En France, le sport de haut niveau est souvent un réel accélérateur pour les candidats à la naturalisation : la Sierra-Léonaise Eunice Barber, championne du monde de saut en longueur en 2003, est devenue française en 2000, tout comme le sprinter ivoirien Ahmed Douhou. Quant au jeune afghan Sharif Hassanzade, il a été régularisé en mars 2009 juste après être devenu champion de France espoir de boxe… française.

"Plus de records, plus de titre de séjour"

Mais "la générosité dépend des performances : plus de records, plus de titre de séjour", constatent, amers, les proches de Joseph. Qui mettent en avant la difficile situation du couple Loua. Marie est atteinte d’une affection génétique du sang, la drépanocytose, et tous deux sont expulsables vers un pays qui n'est plus vraiment le leur. Joseph, qui a longtemps vécu à l'étranger, n'y a plus d'attaches. En 2009, sa famille a même dû fuir l’instabilité politique guinéenne pour le Mali ou la Côte d'Ivoire. Son père, René Fassou Loua, était ambassadeur et ministre du temps du président Lansana Conté, décédé en décembre 2008. Autant dire que Joseph n’est plus le bienvenu à Conakry.

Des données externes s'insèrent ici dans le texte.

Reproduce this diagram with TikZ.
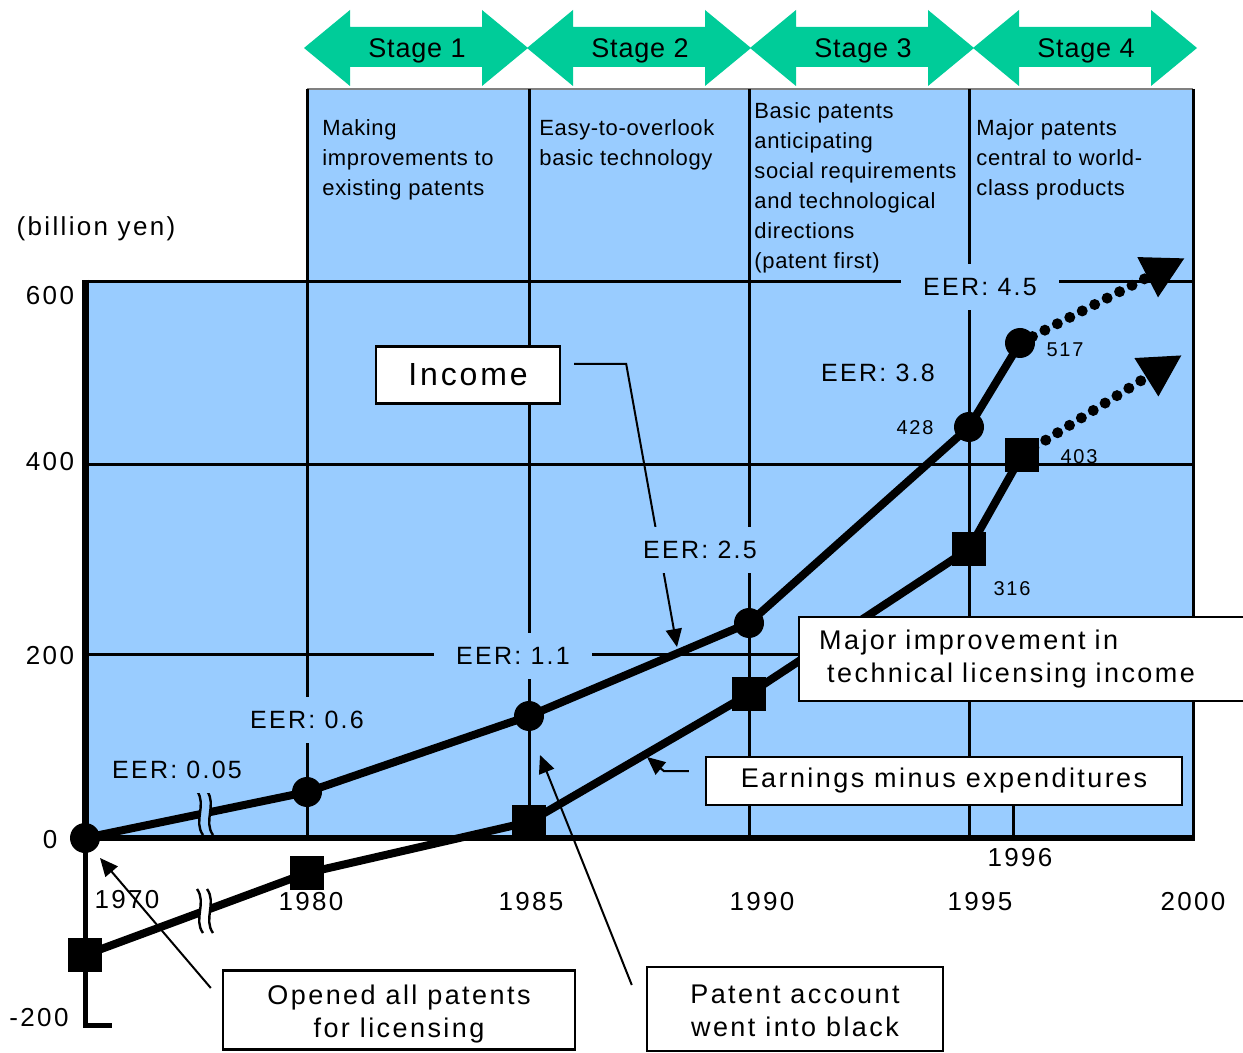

"Si c’est ça les valeurs de l’olympisme… Et puis Joseph est plus européen que bien des Européens, lui qui parle couramment français, anglais, et espagnol !" Christian Synowiecki, adjoint à la mairie socialiste de Chelles, fait partie du comité de soutien de Joseph. Comme beaucoup de membres de l’équipe municipale. On y trouve également Stéphane Diagana, premier champion du monde d'athlétisme masculin français (en 400 mètres haies), le président de la Fédération française d’athlétisme, Bernard Amsellem, l’ancienne ministre des Sports Marie-Georges Buffet, des citoyens de Chelles et le Réseau éducation sans frontières.

Depuis que la solidarité s’organise, ils ont trouvé un logement pour la famille Loua, décroché la cantine gratuite pour leur fils, aident aux dépenses courantes. Mais après des mois de lutte contre la préfecture, Christian Synowiecki ne se fait pas d’illusions. "Le ministre de l’Immigration, Eric Besson, a décidé de renvoyer des Afghans dans un pays en guerre, alors même si la Guinée représente un grand danger pour lui…" Un abattement - passager - qui n’empêche pas de faire signer une pétition de soutien aux habitants de Chelles. En attendant la réponse du tribunal, "probablement d'ici mars", indique l'avocate de Joseph, Me Sandrine Vergonjeanne.